When I
first saw Frontier(s) I didn't think much of it. It reminded me too much of
Texas Chainsaw Massacre and all the other similar redneck-slashers. But I liked
the style, the visuals, the actors - but then I forgot about it and it wasn't
until now I picked it up again, after the mastermind Cinezilla reminded me of
it the other day. I can't say it's up there with Inside and Martyrs, two of the
best horror movies to ever come from France , but it's still a gritty,
violent, dirty and shamelessly exploitative - but with a message - dares to not
fancy around the grey zones of morality. This goes a lot further.
What the
heck, it worked a lot a better now - for several reasons. Lets go back to Texas
Chainsaw Massacre, Tobe Hooper's original classic. What we have there is almost
a story where we partly, in a macabre way, is on the side of the killers. For
some it's a satire over the working classic hitting back at the spoiled youth. Could
be, but I think it's mostly a primitive look at what happens to a country when
it's fucked up by right-wing governments, war, cynicism and religion. It's a
movie with a message open to discuss. Frontier(s) have a very similar story,
but set in the countryside outside of Paris where our victims is a bunch of
small-time criminals, protesters and their friends - escaping from the riots
and the police and instead of coming to the welcoming arms of hard-working
country folks, falls directly into a nest of those Paris don't want to talk
about, the racists, the facists, the dark past of France, the neo-Nazis... the
evil that everyone ignores because they're cowards.
There's no
grey scales here. The nazis, the racists, are the evil ones - and they're
directly born from the original Nazis, with ideas and a lifestyle from the
source of it all. There's no stupid ways of saying "oh, they're just
misunderstood and under-educated blahablaha" - no way, they're fucking
evil. Just evil. And that makes Frontier(s) a lot more powerful than the last
time. We're living in a Europe which now is
rapidly going back the fascism of the thirties and forties and no one seem to
care. People are to damn lazy. In the Frontier(s) family we have a cop, we have
a old-school Nazi, we have a country-side brute and a bunch of women who do everything
to defend their Aryan genes. But at the hands of the people, those who can't
accept the rise of the fascism in Europe ,
there's of course only one way to deal with these people...
Like Samuel
Fuller's White Dog there's an ending that leaves no room for forgiveness or
understanding, and I'm grateful for that. It's us or them. But hey, that's a
lot of politics... and this is mainly a horror movie and one damn brutal one.
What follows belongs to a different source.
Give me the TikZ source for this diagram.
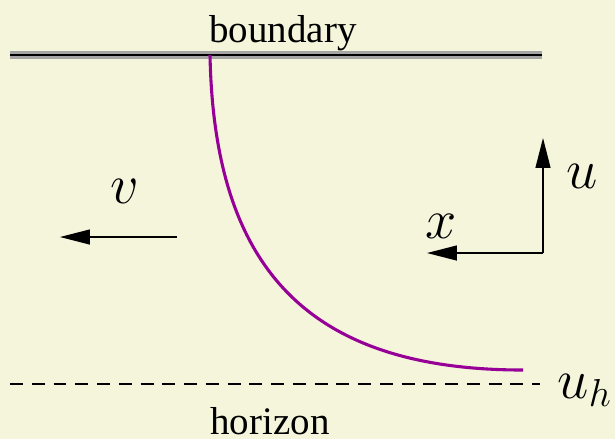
\documentclass[tikz,border=0pt]{standalone}
\usepackage{fontspec}
\setmainfont{Liberation Serif}
\usepackage{xcolor}
\usepackage{tikz}
\usetikzlibrary{positioning,arrows.meta}
\definecolor{paperbeige}{RGB}{245,245,220}
\definecolor{stringpurple}{RGB}{150,0,150}
\definecolor{wallgray}{RGB}{165,165,165}
\tikzset{
  wall-band/.style={line width=2.2pt, draw=wallgray},
  wall-core/.style={line width=0.75pt, draw=black},
  horizon-line/.style={dash pattern=on 4pt off 2.7pt, line width=0.55pt},
  dir-arrow/.style={-{Triangle[length=9.2pt, width=4.6pt]}, line width=0.4pt},
  string-curve/.style={draw=stringpurple, line width=0.95pt},
  math-label/.style={font=\LARGE, inner sep=0pt},
  place-label/.style={font=\fontsize{12}{14}\selectfont, inner sep=0pt}
}

\begin{document}
\begin{tikzpicture}[x=0.308pt, y=-0.308pt]
% Paper and frame
\fill[paperbeige] (0,0) rectangle (615,439);
\useasboundingbox (0,0) rectangle (615,439);

% Boundary at the top
\coordinate (wallL) at (10,55);
\coordinate (wallR) at (542,55);
\draw[wall-band] (wallL) -- (wallR);
\draw[wall-core] (wallL) -- (wallR);
\node[place-label, anchor=base] (bndlabel) at (283,42) {boundary};

% Horizon at the bottom
\coordinate (horL) at (10,384);
\coordinate (horR) at (540,384);
\draw[horizon-line] (horL) -- (horR);
\node[math-label, anchor=base west] (uh) at (557,398) {$u_h$};
\node[place-label, anchor=base] (horlabel) at (270,434) {horizon};

% Hanging string
\coordinate (top) at (210,55);
\coordinate (tip) at (523,370);
\draw[string-curve] (top) .. controls (214,260) and (300,370) .. (tip);

% Velocity
\coordinate (vtail) at (177,237);
\coordinate (vhead) at (60,237);
\draw[dir-arrow] (vtail) -- (vhead);
\node[math-label] (vlabel) at (125,191) {$v$};

% Axes
\coordinate (origin) at (543,253);
\coordinate (xend) at (427,253);
\coordinate (uend) at (543,138);
\draw[dir-arrow] (origin) -- (xend);
\draw[dir-arrow] (origin) -- (uend);
\node[math-label] (xlabel) at (441,226) {$x$};
\node[math-label] (ulabel) at (582,176) {$u$};
\end{tikzpicture}
\end{document}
It's without a doubt one of the most violent French movies I've seen with a
huge amount of gore and blood and just very painful beatings and stabbings. It
all looks quite good also, even if it's a bit too much after a while - because
if you're going to do a splatter movie you need to have a good story to tell
also, believe it or not.
That's the
only weak thing with Frontier(s), it's too generic. We've seen much of it
before and some of the scarier ideas (like what's down there in the
underground) is left unexplored an could have been milked even more to boost
the horror and not just the violence. It's a good movie with some amazing
performances and awesome gore + an interesting, semi-apocalyptic atmosphere. Well
worth revisiting!
1 comment:
"I can't say it's up there with Inside and Martyrs, two of the best horror movies to ever come from France,"
I have to say I prefer Frontier(s)in front of those two, I thought they were more uneven, flawed.
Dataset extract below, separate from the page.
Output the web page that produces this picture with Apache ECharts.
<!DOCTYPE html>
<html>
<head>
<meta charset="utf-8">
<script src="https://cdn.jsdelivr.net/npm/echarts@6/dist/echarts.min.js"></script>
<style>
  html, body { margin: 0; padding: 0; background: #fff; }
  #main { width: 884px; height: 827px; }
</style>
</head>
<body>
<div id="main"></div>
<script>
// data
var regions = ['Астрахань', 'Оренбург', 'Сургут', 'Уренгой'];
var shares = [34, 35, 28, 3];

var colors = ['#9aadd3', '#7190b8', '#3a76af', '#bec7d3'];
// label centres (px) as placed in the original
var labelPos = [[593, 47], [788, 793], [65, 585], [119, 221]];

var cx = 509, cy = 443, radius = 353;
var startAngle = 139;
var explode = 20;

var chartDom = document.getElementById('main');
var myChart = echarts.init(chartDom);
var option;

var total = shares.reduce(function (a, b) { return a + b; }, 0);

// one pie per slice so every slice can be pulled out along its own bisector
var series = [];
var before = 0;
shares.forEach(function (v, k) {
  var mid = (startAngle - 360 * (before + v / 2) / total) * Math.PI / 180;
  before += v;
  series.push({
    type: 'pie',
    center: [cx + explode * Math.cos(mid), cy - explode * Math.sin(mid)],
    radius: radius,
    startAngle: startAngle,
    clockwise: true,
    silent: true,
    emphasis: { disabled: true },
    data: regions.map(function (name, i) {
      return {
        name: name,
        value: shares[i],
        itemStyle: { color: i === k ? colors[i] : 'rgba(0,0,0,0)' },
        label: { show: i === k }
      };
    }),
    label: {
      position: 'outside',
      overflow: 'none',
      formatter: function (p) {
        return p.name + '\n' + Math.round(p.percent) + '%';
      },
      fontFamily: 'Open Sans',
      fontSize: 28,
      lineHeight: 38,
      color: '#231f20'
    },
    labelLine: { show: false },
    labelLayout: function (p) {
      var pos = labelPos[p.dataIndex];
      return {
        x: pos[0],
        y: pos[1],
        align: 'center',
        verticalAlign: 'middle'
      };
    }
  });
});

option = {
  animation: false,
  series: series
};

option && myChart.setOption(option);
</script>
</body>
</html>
"Could be, but I think it's mostly a primitive look at what happens to a country when it's fucked up by right-wing governments, war, cynicism and religion."
Yeah...all of those nazi war criminals like Klaus Barbie, Paul Schäfer etc that escaped justice to south america and continued making crimes, murder, rape etc.
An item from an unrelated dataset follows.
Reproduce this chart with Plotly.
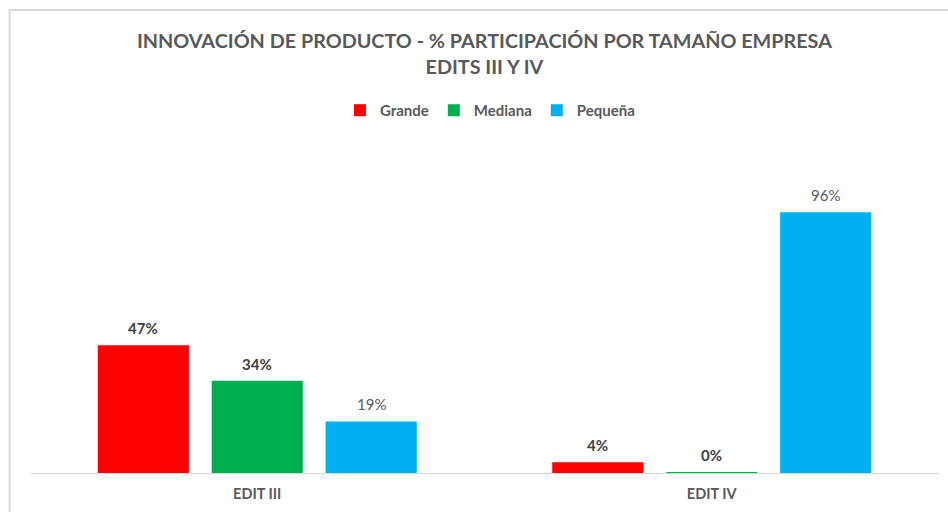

http://en.wikipedia.org/wiki/Paul_Sch%C3%A4fer
"We're living in a Europe which now is rapidly going back the fascism of the thirties and forties and no one seem to care."
It worries me a lot.
"Like Samuel Fuller's White Dog there's an ending that leaves no room for forgiveness or understanding, and I'm grateful for that."
Both these films carry a strong message, it´s nice to see, always felt US made horror lacks a subtext.
"That's the only weak thing with Frontier(s), it's too generic."
Yeah....too many clichés in it I think.
Great review ninja, I want to see some more horror review from France.